Furthermore, comics have helped make Nordic history and memory international imaginative currency. The Viking Age has been a particularly frequent topic, appearing in American mainstream comics like Marvel’s Thor and Vertigo’s Northlanders, Japanese Manga like Viking Saga and King of Viking, and Franco-Belgian album series like Asterix, Thorgal, and Johan and Peewit. In these comics, and in many others like them, the creators use a past not their own to speak to and about their own time and place. But in recent years, Nordic comics have also increasingly appeared in translation, perhaps most notably in such anthologies as Kolor Klimax, From Wonderland with Love, and the United States’ 2010 “Swedish Invasion.” In various ways, these comics contend with preconceived notions about the Nordic countries and Nordicness.
The Scandinavian Journal of Comic Art is planning a special issue on Nordic history and cultural memory in comics, and invites articles about these and related matters.

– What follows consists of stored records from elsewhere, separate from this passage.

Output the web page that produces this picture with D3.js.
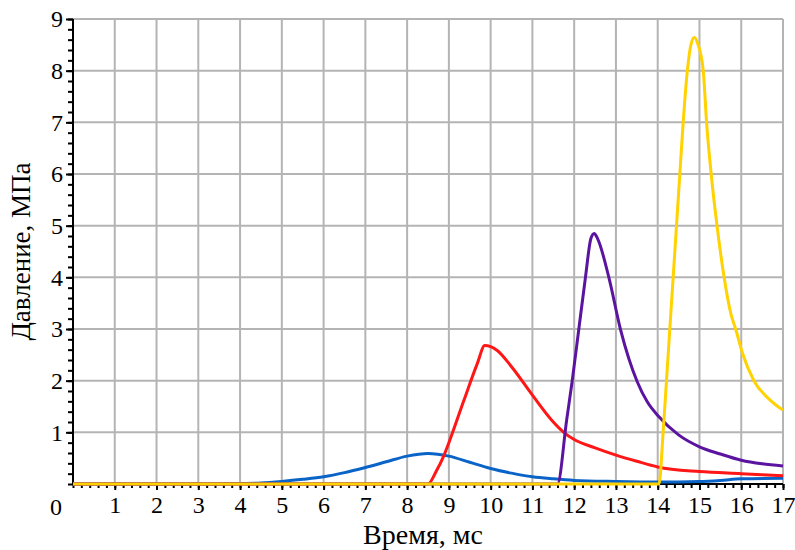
<!DOCTYPE html>
<html>
<head>
<meta charset="utf-8">
<script src="https://cdn.jsdelivr.net/npm/d3@7"></script>
<style>
  body { margin: 0; background: #fff; }
</style>
</head>
<body>
<div id="chart"></div>
<script>
const width = 795;
const height = 550;
const FONT = "'Liberation Serif'";

// time, ms / pressure, MPa
const blue = [[0,0],[1,0],[2,0],[3,0],[4,0.01],[4.5,0.02],[5,0.05],[5.5,0.09],[6,0.14],[6.5,0.22],[7,0.32],[7.5,0.43],[8,0.54],[8.5,0.59],[9,0.54],[9.5,0.42],[10,0.30],[10.5,0.21],[11,0.14],[11.5,0.10],[12,0.07],[13,0.05],[14,0.04],[15,0.05],[15.5,0.07],[16,0.10],[17,0.11]];
const red = [[0,0],[8.5,0],[8.7,0.25],[8.88,0.55],[9,0.8],[9.36,1.62],[9.68,2.33],[9.86,2.68],[10.15,2.59],[10.5,2.27],[11,1.72],[11.5,1.2],[11.75,1.0],[12,0.86],[12.5,0.7],[13,0.56],[13.5,0.44],[14,0.33],[15,0.24],[16,0.2],[17,0.16]];
const purple = [[0,0],[11.6,0],[11.82,1.24],[11.95,1.98],[12.11,2.99],[12.27,4.0],[12.4,4.75],[12.48,4.85],[12.56,4.75],[12.83,4.0],[13.11,2.99],[13.51,1.98],[13.75,1.59],[14.03,1.30],[14.5,0.95],[15,0.72],[15.5,0.58],[16,0.46],[16.5,0.39],[17,0.35]];
const yellow = [[0,0],[14.03,0],[14.13,1.0],[14.21,2.0],[14.29,3.0],[14.37,4.0],[14.45,5.0],[14.53,6.0],[14.61,7.0],[14.71,8.0],[14.8,8.52],[14.88,8.64],[14.96,8.52],[15.09,8.0],[15.17,7.0],[15.28,6.0],[15.42,5.0],[15.59,4.0],[15.75,3.3],[15.87,2.99],[16.03,2.53],[16.31,1.99],[16.7,1.62],[17,1.43]];

const series = [
  {data: blue, color: '#0a64c8'},
  {data: red, color: '#ff1616'},
  {data: purple, color: '#5a14a0'},
  {data: yellow, color: '#ffd200'}
];

const xTicks = d3.range(1, 18);
const yTicks = d3.range(1, 10);

const margin = {left: 73, top: 19, right: 12, bottom: 66};
const w = width - margin.left - margin.right;
const h = height - margin.top - margin.bottom;

const x = d3.scaleLinear().domain([0, 17]).range([0, w]);
const y = d3.scaleLinear().domain([0, 9]).range([h, 0]);

const svg = d3.select('#chart')
  .append('svg')
    .attr('width', width)
    .attr('height', height)
    .style('font-family', FONT);

const g = svg.append('g')
  .attr('transform', `translate(${margin.left},${margin.top})`);

// grid
g.append('g')
  .selectAll('line')
  .data(xTicks)
  .join('line')
    .attr('x1', d => x(d)).attr('x2', d => x(d))
    .attr('y1', 0).attr('y2', h)
    .attr('stroke', '#b4b4b4')
    .attr('stroke-width', 2);

g.append('g')
  .selectAll('line')
  .data(yTicks)
  .join('line')
    .attr('x1', 0).attr('x2', w)
    .attr('y1', d => y(d)).attr('y2', d => y(d))
    .attr('stroke', '#b4b4b4')
    .attr('stroke-width', 2);

// minor + major ticks
const xAxisMinor = d3.axisBottom(x)
  .tickValues(d3.range(0, 86).map(i => i / 5))
  .tickSize(4)
  .tickFormat('');
const xAxis = d3.axisBottom(x)
  .tickValues(xTicks)
  .tickSize(6)
  .tickPadding(6);
const yAxisMinor = d3.axisLeft(y)
  .tickValues(d3.range(0, 46).map(i => i / 5))
  .tickSize(5)
  .tickFormat('');
const yAxis = d3.axisLeft(y)
  .tickValues(yTicks)
  .tickSize(7)
  .tickPadding(3);

const styleAxis = sel => {
  sel.attr('font-family', null).attr('font-size', null);
  sel.select('.domain').remove();
  sel.selectAll('line').attr('stroke', '#000').attr('stroke-width', 2);
  sel.selectAll('text')
    .attr('fill', '#000')
    .style('font-family', FONT)
    .style('font-size', '24px');
};

g.append('g').attr('transform', `translate(0,${h})`).call(xAxisMinor).call(styleAxis);
g.append('g').attr('transform', `translate(0,${h})`).call(xAxis).call(styleAxis);
g.append('g').call(yAxisMinor).call(styleAxis);
g.append('g').call(yAxis).call(styleAxis);

// axis lines
g.append('line').attr('x1', 0).attr('x2', 0).attr('y1', 0).attr('y2', h)
  .attr('stroke', '#000').attr('stroke-width', 2);
g.append('line').attr('x1', 0).attr('x2', w).attr('y1', h).attr('y2', h)
  .attr('stroke', '#000').attr('stroke-width', 2);

// origin label
g.append('text')
  .attr('x', -17).attr('y', h + 31)
  .attr('text-anchor', 'middle')
  .style('font-family', FONT)
  .style('font-size', '24px')
  .text('0');

// curves
const line = d3.line()
  .x(d => x(d[0]))
  .y(d => y(d[1]))
  .curve(d3.curveMonotoneX);

g.selectAll('.chart-line')
  .data(series)
  .join('path')
    .attr('class', 'chart-line')
    .attr('d', d => line(d.data))
    .attr('fill', 'none')
    .attr('stroke', d => d.color)
    .attr('stroke-width', 3)
    .attr('stroke-linejoin', 'round');

// titles
svg.append('text')
  .attr('x', margin.left + w / 2 - 5)
  .attr('y', 544)
  .attr('text-anchor', 'middle')
  .style('font-family', FONT)
  .style('font-size', '28px')
  .text('Время, мс');

svg.append('text')
  .attr('transform', `translate(30,${margin.top + h / 2}) rotate(-90)`)
  .attr('text-anchor', 'middle')
  .style('font-family', FONT)
  .style('font-size', '27px')
  .text('Давление, МПа');
</script>
</body>
</html>
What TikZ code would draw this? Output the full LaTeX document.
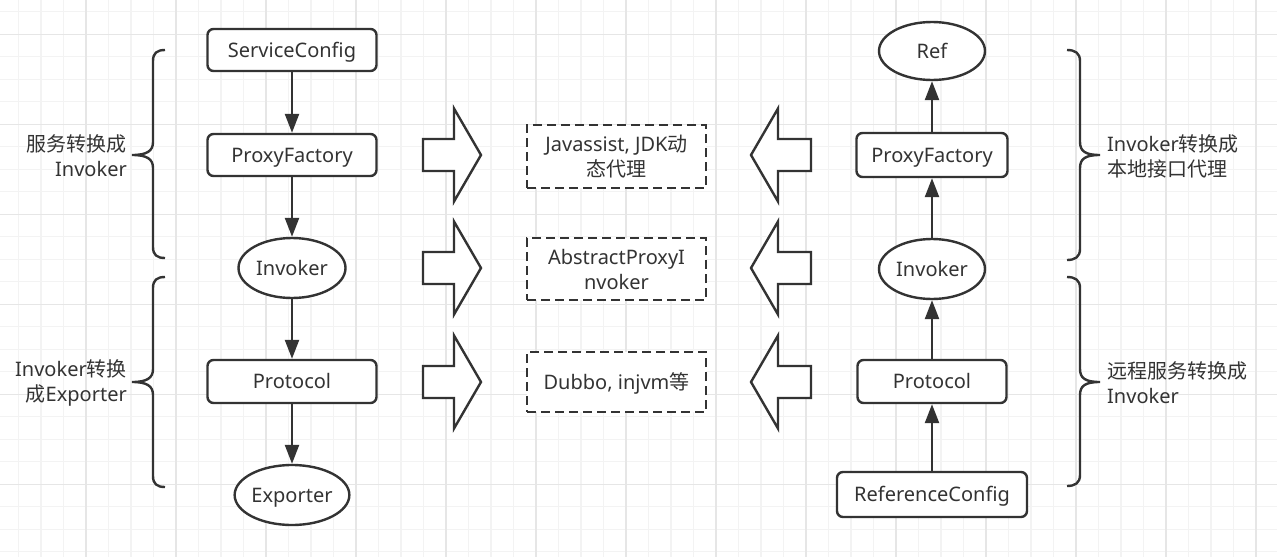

Welcome topics include, but are not limited to:
- Representation of Nordic historical personages and events
- Nordic comics and the search for a useable past
- Comics and revisionist Nordic historiography
- Comics, the past, and Nordic social criticism
- Nordic stereotypes and stereotyped Nordics
- Vikings and Old Norse religion in comic strips, comic books, graphic novels, and bandes dessinées
- Nordic comics in translation
- The reception of Nordic comics abroad
- What’s so Nordic about Nordic comics?
Scandinavian Journal of Comic Art (SJoCA) is an online, open-access, peer reviewed academic journal about comics and sequential art. The journal is interdisciplinary, encouraging a wide range of theoretical and methodological perspectives. Although the journal is rooted in the Nordic countries (Denmark, Finland, Iceland, Norway and Sweden), it is global in scope and aims to publish high quality research regardless of national or regional boundaries. The journal publishes articles, book reviews, and forum texts from the field of comics studies. The language of the journal is English.
Scandinavian Journal of Comic Art is an independent journal and is published by the non-profit organisation Scandinavian Journal of Comic Art.